** Begin Records provided **

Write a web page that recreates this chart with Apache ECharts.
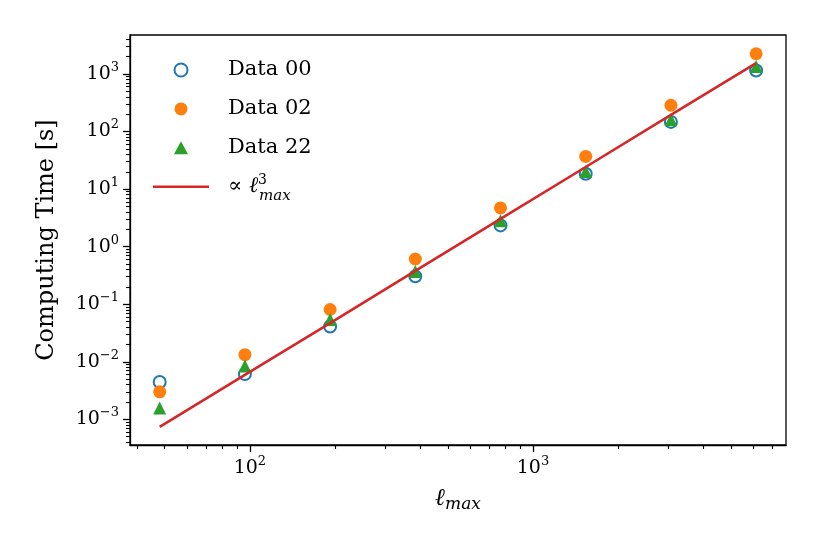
<!DOCTYPE html>
<html>
<head>
<meta charset="utf-8">
<script src="https://cdn.jsdelivr.net/npm/echarts@6/dist/echarts.min.js"></script>
<style>
  html, body { margin: 0; padding: 0; background: #fff; }
  #main { width: 822px; height: 548px; }
</style>
</head>
<body>
<div id="main"></div>
<script>
    // values
    var lmax = [48, 96, 192, 384, 768, 1536, 3072, 6144];
    var data00 = [4.45e-3, 6.1e-3, 0.041, 0.305, 2.34, 18.5, 147, 1150];
    var data02 = [3.0e-3, 0.0133, 0.081, 0.61, 4.7, 37, 286, 2245];
    var data22 = [1.58e-3, 8.4e-3, 0.054, 0.37, 2.82, 20.3, 161, 1350];
    var fit = [7.4e-4, 5.9e-3, 0.047, 0.38, 3.03, 24.2, 194, 1550];

    var xMajor = [100, 1000];
    var xMinor = [40, 50, 60, 70, 80, 90, 200, 300, 400, 500, 600, 700, 800, 900,
        2000, 3000, 4000, 5000, 6000, 7000];
    var yMajor = [1e-3, 1e-2, 1e-1, 1, 10, 100, 1000];
    var yMinor = [4e-4, 5e-4, 6e-4, 7e-4, 8e-4, 9e-4,
        2e-3, 3e-3, 4e-3, 5e-3, 6e-3, 7e-3, 8e-3, 9e-3,
        0.02, 0.03, 0.04, 0.05, 0.06, 0.07, 0.08, 0.09,
        0.2, 0.3, 0.4, 0.5, 0.6, 0.7, 0.8, 0.9,
        2, 3, 4, 5, 6, 7, 8, 9,
        20, 30, 40, 50, 60, 70, 80, 90,
        200, 300, 400, 500, 600, 700, 800, 900,
        2000, 3000, 4000];

    var font = 'DejaVu Serif';
    function pairs(ys) {
        var out = [];
        for (let i = 0; i < lmax.length; i++) {
            out.push([lmax[i], ys[i]]);
        }
        return out;
    }
    function powLabel(v) {
        var e = Math.round(Math.log10(v));
        return '{b|10}{s|' + String(e).replace('-', '\u2212') + '}';
    }
    var powRich = {
        b: { fontFamily: font, fontSize: 19, color: '#000', lineHeight: 26 },
        s: { fontFamily: font, fontSize: 13, color: '#000', lineHeight: 14, verticalAlign: 'top' }
    };

    var xRange = { min: 37.7, max: 7834 };
    var yRange = { min: 3.58e-4, max: 4755 };

    var chart = echarts.init(document.getElementById('main'));
    chart.setOption({
        animation: false,
        grid: {
            left: 130, right: 36, top: 35, bottom: 103,
            show: true, borderColor: '#000', borderWidth: 1.3
        },
        legend: {
            orient: 'vertical',
            left: 148,
            top: 52,
            itemWidth: 56,
            itemHeight: 13,
            itemGap: 12.9,
            symbolKeepAspect: true,
            data: [
                { name: 'Data 00' },
                { name: 'Data 02' },
                { name: 'Data 22', icon: 'path://M6.5,0L13,12L0,12Z' },
                { name: 'fit', icon: 'path://M0,0L56,0L56,2.6L0,2.6Z' }
            ],
            formatter: function (name) {
                if (name === 'fit') {
                    return '{n|\u221d }{i|\u2113}{sup|3}{sub|max}';
                }
                return name;
            },
            textStyle: {
                fontFamily: font,
                fontSize: 21,
                color: '#000',
                lineHeight: 26,
                padding: [0, 0, 0, 14],
                rich: {
                    n: { fontFamily: font, fontSize: 21, lineHeight: 26 },
                    i: { fontFamily: font, fontSize: 22, fontStyle: 'italic', lineHeight: 26 },
                    sup: { fontFamily: font, fontSize: 14, lineHeight: 14, verticalAlign: 'top', width: 1 },
                    sub: { fontFamily: font, fontSize: 15, fontStyle: 'italic', lineHeight: 14, verticalAlign: 'bottom', padding: [0, 0, -4, 0] }
                }
            }
        },
        xAxis: [{
            type: 'log',
            min: xRange.min,
            max: xRange.max,
            name: '{i|\u2113}{sub|max}',
            nameLocation: 'middle',
            nameGap: 40,
            nameTextStyle: {
                rich: {
                    i: { fontFamily: font, fontSize: 24, fontStyle: 'italic', lineHeight: 28 },
                    sub: { fontFamily: font, fontSize: 17, fontStyle: 'italic', lineHeight: 16, verticalAlign: 'bottom' }
                }
            },
            axisLine: { lineStyle: { color: '#000', width: 1.3 } },
            axisTick: { customValues: xMajor, length: 7, lineStyle: { color: '#000', width: 1.3 } },
            axisLabel: { customValues: xMajor, margin: 10, formatter: powLabel, rich: powRich },
            splitLine: { show: false }
        }, {
            type: 'log',
            min: xRange.min,
            max: xRange.max,
            position: 'bottom',
            axisLine: { show: false },
            axisTick: { customValues: xMinor, length: 4, lineStyle: { color: '#000', width: 1.1 } },
            axisLabel: { show: false },
            splitLine: { show: false }
        }],
        yAxis: [{
            type: 'log',
            min: yRange.min,
            max: yRange.max,
            name: 'Computing Time [s]',
            nameLocation: 'middle',
            nameRotate: 90,
            nameGap: 71,
            nameTextStyle: { fontFamily: font, fontSize: 24, color: '#000' },
            axisLine: { lineStyle: { color: '#000', width: 1.3 } },
            axisTick: { customValues: yMajor, length: 7, lineStyle: { color: '#000', width: 1.3 } },
            axisLabel: { customValues: yMajor, margin: 11, formatter: powLabel, rich: powRich },
            splitLine: { show: false }
        }, {
            type: 'log',
            min: yRange.min,
            max: yRange.max,
            position: 'left',
            axisLine: { show: false },
            axisTick: { customValues: yMinor, length: 4, lineStyle: { color: '#000', width: 1.1 } },
            axisLabel: { show: false },
            splitLine: { show: false }
        }],
        series: [{
            name: 'Data 00',
            type: 'scatter',
            symbol: 'circle',
            symbolSize: 12,
            data: pairs(data00),
            itemStyle: { color: 'rgba(255,255,255,0)', borderColor: '#1f77b4', borderWidth: 2, opacity: 1 }
        }, {
            name: 'Data 02',
            type: 'scatter',
            symbol: 'circle',
            symbolSize: 13,
            data: pairs(data02),
            itemStyle: { color: '#ff7f0e', opacity: 1 }
        }, {
            name: 'Data 22',
            type: 'scatter',
            symbol: 'triangle',
            symbolSize: 13,
            data: pairs(data22),
            itemStyle: { color: '#2ca02c', opacity: 1 }
        }, {
            name: 'fit',
            type: 'line',
            symbol: 'none',
            data: pairs(fit),
            lineStyle: { color: '#d62728', width: 2.6 },
            itemStyle: { color: '#d62728' }
        }]
    });
</script>
</body>
</html>
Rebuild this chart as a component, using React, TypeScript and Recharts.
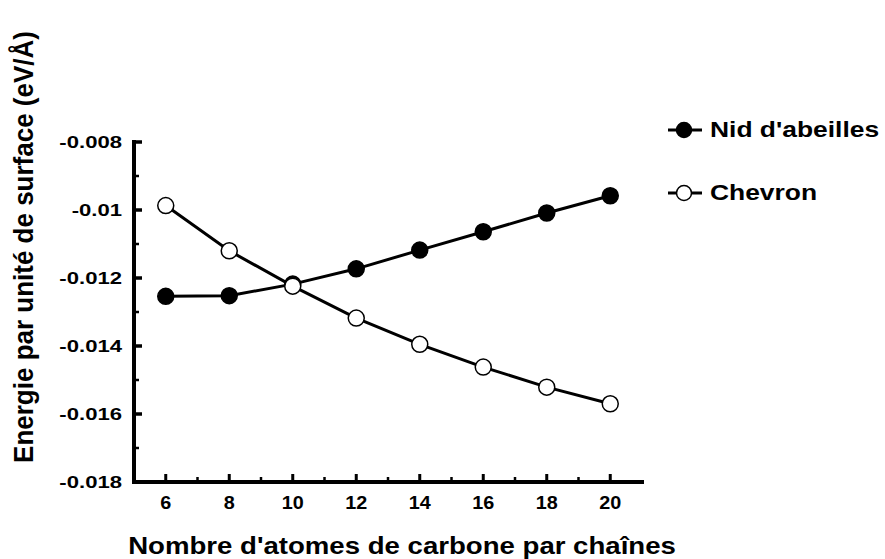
import { LineChart, Line, XAxis, YAxis, Legend } from 'recharts';

const carbonAtoms = [6, 8, 10, 12, 14, 16, 18, 20];
const nidAbeilles = [-0.01254, -0.01252, -0.01218, -0.01173, -0.01118, -0.01064, -0.01009, -0.00958];
const chevron = [-0.00987, -0.0112, -0.01224, -0.01318, -0.01395, -0.01462, -0.01521, -0.0157];
const xTicks = [6, 7, 8, 9, 10, 11, 12, 13, 14, 15, 16, 17, 18, 19, 20];
const yTicks = [-0.018, -0.017, -0.016, -0.015, -0.014, -0.013, -0.012, -0.011, -0.01, -0.009, -0.008];
const seriesNames = ["Nid d'abeilles", 'Chevron'];
const seriesFills = ['#000', '#fff'];

const data = carbonAtoms.map((n, i) => ({ n, nid: nidAbeilles[i], chevron: chevron[i] }));

const FONT = '"Liberation Sans", Arial, sans-serif';

function YTick({ x, y, payload }: any) {
  const major = Math.round(payload.value * 1000) % 2 === 0;
  return (
    <g>
      <line x1={x} x2={x + (major ? 8 : 5)} y1={y} y2={y} stroke="#000" strokeWidth={major ? 3.5 : 2.5} />
      {major && (
        <text
          transform={`translate(${x - 12},${y + 6}) scale(1.3,1)`}
          textAnchor="end"
          fontSize={17}
          fontWeight="bold"
          fontFamily={FONT}
          fill="#000"
        >
          {payload.value}
        </text>
      )}
    </g>
  );
}

function XTick({ x, y, payload }: any) {
  const major = payload.value % 2 === 0;
  return (
    <g>
      <line x1={x} x2={x} y1={y} y2={y - (major ? 8 : 5)} stroke="#000" strokeWidth={major ? 3 : 2.5} />
      {major && (
        <text
          transform={`translate(${x},${y + 27}) scale(1.1,1)`}
          textAnchor="middle"
          fontSize={18}
          fontWeight="bold"
          fontFamily={FONT}
          fill="#000"
        >
          {payload.value}
        </text>
      )}
    </g>
  );
}

const XTitle = () => (
  <text
    transform="translate(402,554) scale(1.2,1)"
    textAnchor="middle"
    fontSize={23}
    fontWeight="bold"
    fontFamily={FONT}
    fill="#000"
  >
    Nombre d'atomes de carbone par chaînes
  </text>
);

const YTitle = () => (
  <text
    transform="translate(33,247) scale(1.08,1) rotate(-90)"
    textAnchor="middle"
    fontSize={26}
    fontWeight="bold"
    fontFamily={FONT}
    fill="#000"
  >
    Energie par unité de surface (eV/Å)
  </text>
);

function LegendContent() {
  return (
    <div style={{ fontFamily: FONT }}>
      {seriesNames.map((name, i) => (
        <div key={name} style={{ display: 'flex', alignItems: 'center', height: 63, whiteSpace: 'nowrap' }}>
          <svg width={36} height={20}>
            <line x1={1} x2={35} y1={10} y2={10} stroke="#000" strokeWidth={3} />
            <circle cx={17} cy={10} r={7.5} fill={seriesFills[i]} stroke="#000" strokeWidth={1.5} />
          </svg>
          <span
            style={{
              marginLeft: 7,
              fontSize: 22,
              fontWeight: 'bold',
              display: 'inline-block',
              transform: 'scaleX(1.2)',
              transformOrigin: 'left center',
            }}
          >
            {name}
          </span>
        </div>
      ))}
    </div>
  );
}

export default function App() {
  return (
    <div style={{ position: 'absolute', left: 0, top: 0, background: '#fff' }}>
      <LineChart width={885} height={559} data={data} margin={{ top: 142, right: 243, left: 0, bottom: 0 }}>
        <XAxis
          dataKey="n"
          type="number"
          domain={[5, 21]}
          ticks={xTicks}
          interval={0}
          height={77}
          tickSize={0}
          tickMargin={0}
          tick={<XTick />}
          axisLine={{ stroke: '#000', strokeWidth: 4, strokeLinecap: 'square' }}
          tickLine={false}
          label={XTitle}
        />
        <YAxis
          type="number"
          domain={[-0.018, -0.008]}
          ticks={yTicks}
          interval={0}
          width={134}
          tickSize={0}
          tickMargin={0}
          tick={<YTick />}
          axisLine={{ stroke: '#000', strokeWidth: 4, strokeLinecap: 'square' }}
          tickLine={false}
          label={YTitle}
        />
        <Legend
          layout="vertical"
          align="center"
          verticalAlign="middle"
          content={LegendContent}
          wrapperStyle={{ position: 'absolute', left: 667, top: 98, width: 218, height: 130 }}
        />
        <Line
          name={seriesNames[0]}
          dataKey="nid"
          stroke="#000"
          strokeWidth={3}
          dot={{ r: 8, fill: seriesFills[0], stroke: '#000', strokeWidth: 1.5 }}
          activeDot={false}
          isAnimationActive={false}
        />
        <Line
          name={seriesNames[1]}
          dataKey="chevron"
          stroke="#000"
          strokeWidth={3}
          dot={{ r: 8, fill: seriesFills[1], stroke: '#000', strokeWidth: 1.5 }}
          activeDot={false}
          isAnimationActive={false}
        />
      </LineChart>
    </div>
  );
}
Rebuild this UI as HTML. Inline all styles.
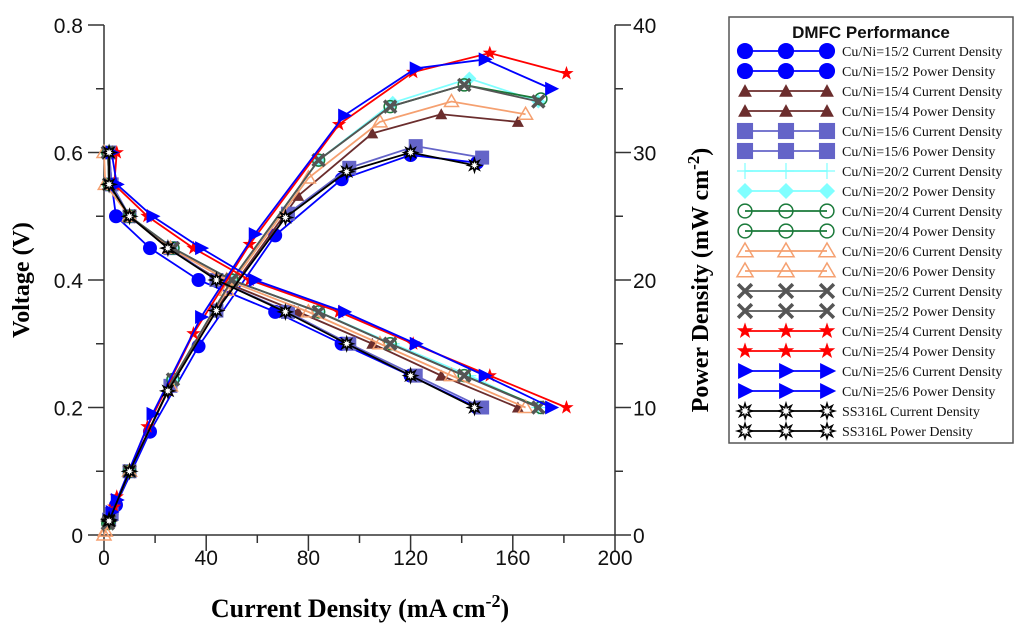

** End Records provided **

Set problem: Gather all lines where the word "this" appears.

The reply:
Write a web page that recreates this chart with Apache ECharts.
Rebuild this chart as a component, using React, TypeScript and Recharts.
Rebuild this UI as HTML. Inline all styles.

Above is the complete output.